*The problem*: Beginning with the first line below, please repeat the material exactly, ending with the line that includes "(0,0) rectangle (12.34,11.11);".

*Supplied material*:
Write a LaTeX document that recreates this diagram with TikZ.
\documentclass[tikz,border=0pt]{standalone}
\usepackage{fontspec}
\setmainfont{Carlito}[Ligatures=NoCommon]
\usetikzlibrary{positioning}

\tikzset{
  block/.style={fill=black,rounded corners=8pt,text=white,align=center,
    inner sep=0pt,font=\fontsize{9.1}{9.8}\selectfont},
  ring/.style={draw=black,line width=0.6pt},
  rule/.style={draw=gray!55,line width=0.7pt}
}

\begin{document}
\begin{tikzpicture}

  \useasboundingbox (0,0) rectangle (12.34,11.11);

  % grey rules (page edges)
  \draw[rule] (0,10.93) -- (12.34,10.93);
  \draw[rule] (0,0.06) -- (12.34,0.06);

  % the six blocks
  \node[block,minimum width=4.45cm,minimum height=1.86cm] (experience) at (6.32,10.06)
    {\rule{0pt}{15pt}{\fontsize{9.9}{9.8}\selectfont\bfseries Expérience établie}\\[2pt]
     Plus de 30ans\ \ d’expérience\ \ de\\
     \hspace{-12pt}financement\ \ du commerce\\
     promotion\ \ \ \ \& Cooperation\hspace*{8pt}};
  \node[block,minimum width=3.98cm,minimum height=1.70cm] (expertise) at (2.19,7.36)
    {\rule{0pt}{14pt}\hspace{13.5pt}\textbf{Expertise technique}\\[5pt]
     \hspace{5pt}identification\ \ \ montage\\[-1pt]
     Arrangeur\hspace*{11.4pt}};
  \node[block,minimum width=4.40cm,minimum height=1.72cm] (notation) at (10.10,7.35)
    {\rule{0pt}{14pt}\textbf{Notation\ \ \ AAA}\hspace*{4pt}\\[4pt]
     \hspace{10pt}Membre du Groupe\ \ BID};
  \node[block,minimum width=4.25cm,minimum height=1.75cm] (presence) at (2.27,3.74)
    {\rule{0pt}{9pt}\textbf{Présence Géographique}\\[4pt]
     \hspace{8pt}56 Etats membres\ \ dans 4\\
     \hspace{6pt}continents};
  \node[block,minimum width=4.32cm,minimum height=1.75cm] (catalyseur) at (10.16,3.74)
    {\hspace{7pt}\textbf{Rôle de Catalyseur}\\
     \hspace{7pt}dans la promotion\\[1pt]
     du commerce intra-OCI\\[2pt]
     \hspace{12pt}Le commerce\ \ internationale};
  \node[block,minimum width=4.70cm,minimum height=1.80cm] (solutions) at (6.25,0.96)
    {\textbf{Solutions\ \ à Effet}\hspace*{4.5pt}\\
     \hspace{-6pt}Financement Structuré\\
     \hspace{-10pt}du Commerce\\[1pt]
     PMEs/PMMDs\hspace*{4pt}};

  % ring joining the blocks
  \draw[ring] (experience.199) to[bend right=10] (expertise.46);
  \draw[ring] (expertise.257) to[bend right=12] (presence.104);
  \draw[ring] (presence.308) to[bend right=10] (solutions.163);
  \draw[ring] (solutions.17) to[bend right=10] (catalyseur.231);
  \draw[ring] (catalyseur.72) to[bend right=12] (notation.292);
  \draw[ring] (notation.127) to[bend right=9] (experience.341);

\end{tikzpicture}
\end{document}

*Task answer*:
Write a LaTeX document that recreates this diagram with TikZ.
\documentclass[tikz,border=0pt]{standalone}
\usepackage{fontspec}
\setmainfont{Carlito}[Ligatures=NoCommon]
\usetikzlibrary{positioning}

\tikzset{
  block/.style={fill=black,rounded corners=8pt,text=white,align=center,
    inner sep=0pt,font=\fontsize{9.1}{9.8}\selectfont},
  ring/.style={draw=black,line width=0.6pt},
  rule/.style={draw=gray!55,line width=0.7pt}
}

\begin{document}
\begin{tikzpicture}

  \useasboundingbox (0,0) rectangle (12.34,11.11);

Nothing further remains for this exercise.